Меня всегда интересовало качество. И поэтому я крайне осторожно отношусь к современному концептуальному искусству. Потому что современное искусство может быть очень простым способом дурить голову людям, особенно неподготовленным. А я подготовлен, мне повезло, я получил в свое время замечательное художественное образование.
– Вы имеете в виду архитектурное образование?
– Да, у нас были превосходные преподаватели и по живописи, и по рисунку. Поэтому я могу увидеть, что некий современный художник на самом деле мошенничает, обманывает половину мира с помощью галеристов и критиков.
– В этом ничего нового ведь нет.
– Эта ситуация продолжается с конца XIX – начала ХХ века. До этого искусство было достоянием очень ограниченной части населения планеты. Бах играл в своей капелле – и только люди, которые в этой капелле бывали, могли услышать, как он играл. А все остальные не слышали и никогда уже не услышат. Но потом появились носители звука, радио, хорошая печать. С тех пор искусство стало возможным тиражировать для всего населения. Однако само искусство не было готово к такому повороту событий, и для него наступил настоящий шок, потому что Мону Лизу надо было переделывать в угоду массовым ожиданиям, например, в шоколадку.
– Где на этой временной шкале располагается «Машина времени»?
– Я надеюсь, что в промежутке от конца 1960-х до сегодняшнего дня.
– Вас ведь не интересуют только шестидесятые.
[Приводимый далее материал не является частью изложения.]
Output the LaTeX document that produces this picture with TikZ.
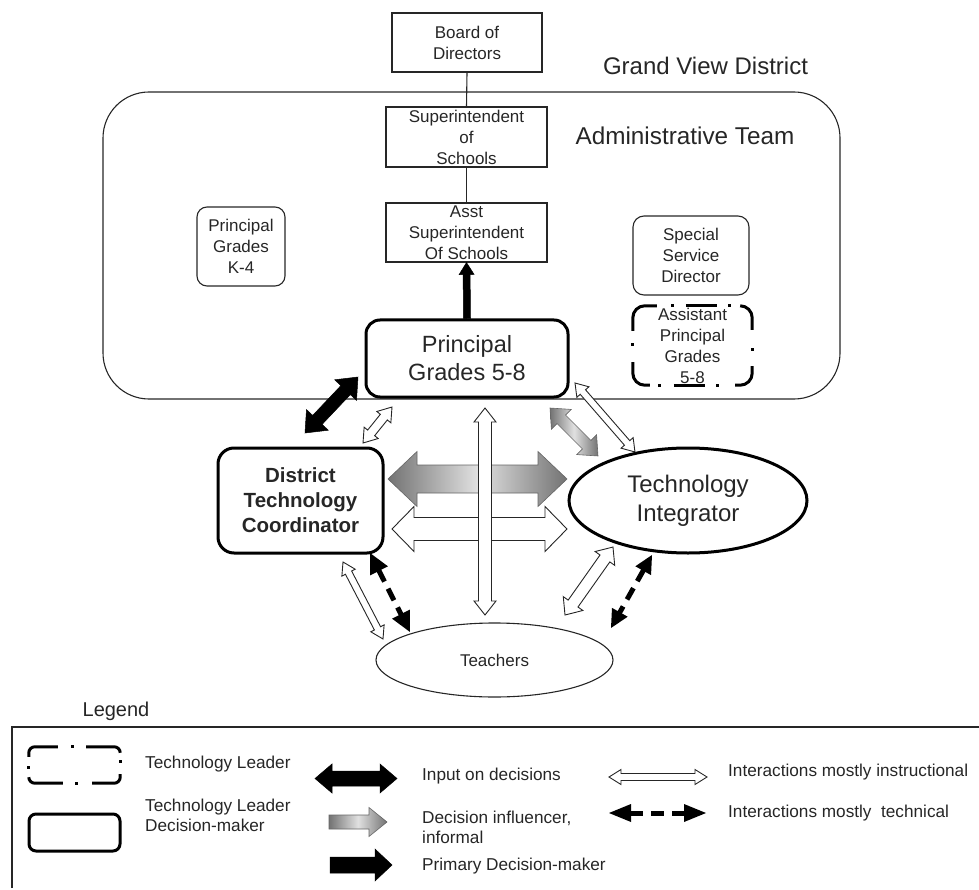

– Меня очень увлекает музыка 1920‑х, 1930-х, 1940-х, начало джаза. Но в шестидесятых произошел взрыв, в эпицентре которого оказались «Битлз», которые невероятным образом расширили стилистические рамки этого жанра. Они больше слышали, они были Богом поцелованы, для них были открыты двери небесные. Они сюда принесли очень много информации. Все бросились им подражать, отчасти поэтому рок и умер. Но рок-н-ролл ведь никогда искусством и не был. Это был такой специальный шум для возбуждения молодых людей. Производился он очень просто, там было высоко развито энергетическое, эротическое начало.
– Похоже, что «искусству» эксплуатации сексуальной составляющей поп-музыки и сегодня ничто не угрожает.
– Да, но сейчас работает противоположный принцип – сделать что-нибудь, что на сегодняшний день можно продать, а это значит, что ты всегда будешь вторым. Потому что то, что покупают сегодня, кто-то уже придумал до тебя. К счастью, есть другой вариант – сделать что-то, что будет продаваться завтра, в этом случае ты идешь на эксперимент. В этом случае ты обыгрываешь всех.